What’s new in Apache Spark 2.3

Wednesday, February 6
4:00 PM - 4:40 PM
Room 111/112

Apache Spark 2.0 set the architectural foundations of structure in Spark, unified high-level APIs, structured streaming, and the underlying performant components like Catalyst Optimizer and Tungsten Engine. Since then the Spark community has continued to build new features and fix numerous issues in releases Spark 2.1 and 2.2.
Apache Spark 2.3 has made similar strides too, introducing new features and resolving over 1300 JIRA issues.
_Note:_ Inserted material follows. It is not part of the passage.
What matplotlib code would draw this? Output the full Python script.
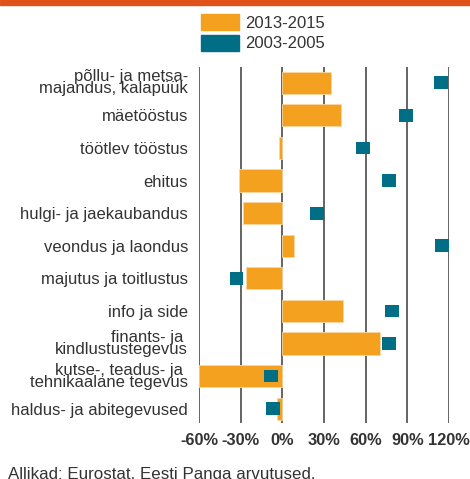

In this talk, we want to share with the community some salient aspects of Spark 2.3 features:
• New deployment mode: Kubernetes scheduler backend
• PySpark performance and enhancements
• New structured streaming execution engine: continuous processing
• Data source v2 APIs for both structured streaming and Spark SQL
• ML on structured streaming
• Image reader
• Stable codegen engine
• Spark History Server v2
• Native ORC support
• Vectorized ORC and SQL cache readers
• Stream-stream Join
• UDF enhancements
• Various SQL enhancements


Robert Hryniewicz
Technical Evangelist
Hortonworks, Inc.
Robert Hryniewicz has over 10 years working on various projects related to Artificial Intelligence, Enterprise Software, IoT, Robotics, Blockchain and more. Currently, he’s a Data Scientist and Evangelist at Hortonworks. Previously, Robert was a CTO at a Singularity Labs startup, Sr. Architect at Cisco, NASA et al. He’s a frequent speaker at DataWorks / Hadoop Summits.